Earlier today, the then chief minister Narendra Modi and others who were accused in the post-Godhara riots were given clean chit by the Commission. The Commission clarified that the government and the state administration had taken all the necessary measures to control the situation.

They pointed out that the police was incompetent, ineffective at some places causing failure to curb the mob violence.
The first part of the report was submitted in the Assembly in 2009. It dealt with the Godhra train burning incident, where 59 Kar Sevaks returning from Ayodhya were charred to death after a bogey of the Sabarmati Express was set afire by a mob near Godhra railway station.
The two-member inquiry commission submitted its final report containing part two on November 18, 2014, to then chief minister Anandiben Patel, but it was withheld by the state government since then.
In September this year, the state government stated in the Gujarat High Court that a second part of the report will be tabled in the next Assembly session. The assurance was in response to a public interest litigation (PIL) petition filed by former IPS officer R B Sreekumar, seeking a direction from the High Court to the government to make the report public.
Sreekumar filed affidavits before the commission and questioned the 'inaction' by the state government during the post-Godhra riots.

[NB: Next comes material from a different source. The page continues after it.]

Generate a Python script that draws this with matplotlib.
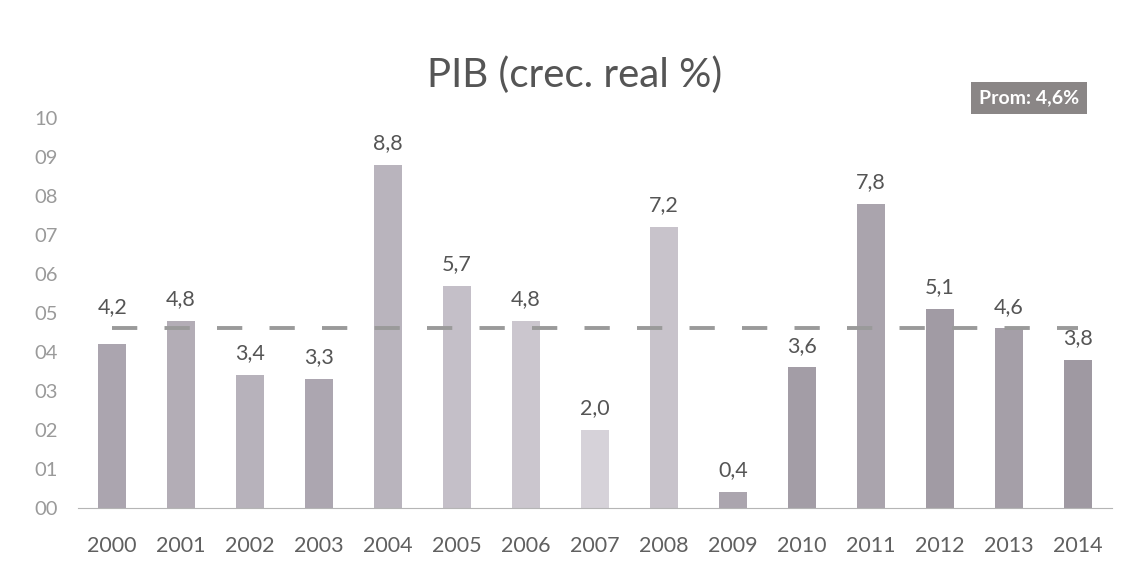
import matplotlib.pyplot as plt
import numpy as np

plt.rcParams['font.family'] = ['Lato', 'DejaVu Sans']

# Data
years = ['2000', '2001', '2002', '2003', '2004', '2005', '2006', '2007',
         '2008', '2009', '2010', '2011', '2012', '2013', '2014']
growth = [4.2, 4.8, 3.4, 3.3, 8.8, 5.7, 4.8, 2.0, 7.2, 0.4, 3.6, 7.8, 5.1, 4.6, 3.8]
prom = 4.6

# shades of the (scanned) bars
bar_colors = ['#aba5af', '#b3adb6', '#b7b2bb', '#aca6b0', '#b9b4bd', '#c4bfc8',
              '#cbc6ce', '#d6d2d9', '#c8c3cb', '#aba5ae', '#a39da6', '#aaa4ad',
              '#a19ba4', '#a59fa8', '#9f99a2']

x = np.arange(len(years))

fig = plt.figure(figsize=(11.42, 5.81), dpi=100)
ax = fig.add_axes([0.068, 0.126, 0.906, 0.671])

ax.bar(x, growth, width=0.4, color=bar_colors, zorder=2)
ax.plot(x, np.full(len(x), prom), linestyle=(0, (6.5, 7)), color='#9a9a9a',
        linewidth=2.8, zorder=3)

for xi, v in zip(x, growth):
    # labels of bars just under the average go above the dashed line
    y = prom if prom - 0.8 < v < prom else v
    ax.text(xi, y + 0.3, f'{v:.1f}'.replace('.', ','), ha='center', va='bottom',
            fontsize=15.5, color='#555555')

ax.set_xlim(-0.5, len(years) - 0.5)
ax.set_ylim(0, 10)
ax.set_yticks(range(0, 11))
ax.set_yticklabels([f'{i:02d}' for i in range(0, 11)])
ax.set_xticks(x)
ax.set_xticklabels(years)
ax.tick_params(axis='y', length=0, pad=14, labelsize=14.5, labelcolor='#9a9a9a')
ax.tick_params(axis='x', length=0, pad=20, labelsize=15.5, labelcolor='#606060')

for s in ['top', 'right', 'left']:
    ax.spines[s].set_visible(False)
ax.spines['bottom'].set_color('#b5b5b5')

fig.text(0.503, 0.87, 'PIB (crec. real %)', ha='center', va='center',
         fontsize=29, color='#555555')
fig.text(0.901, 0.831, 'Prom: 4,6%', ha='center', va='center', fontsize=14,
         fontweight='bold', color='white',
         bbox=dict(boxstyle='square,pad=0.4', facecolor='#8a8686', edgecolor='none'))

fig.savefig('out.png', dpi=100)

In 2015, he had made a representation to Patel, demanding that the entire report be made public.
Back on February 28, 2002, the then chief minister Narendra Modi set up a one-man commission to investigate the cause of the Godhra train burning incident and subsequent communal violence.
The government later reconstituted the commission, with Justice G T Nanavati, a former Supreme Court judge, as its chairman and Justice K G Shah, a former High Court judge, as a member.
Following the death of Justice Shah, Justice A K Mehta, a former High Court judge was appointed.
The government had also expanded the terms of reference of the commission, bringing under its purview role and conduct of the chief minister, ministers and police officers during the riots.
The commission was originally given six months to conduct the inquiry and submit the report, but after over a dozen extensions, the first part of the report was submitted in 2009 and the final report in 2014.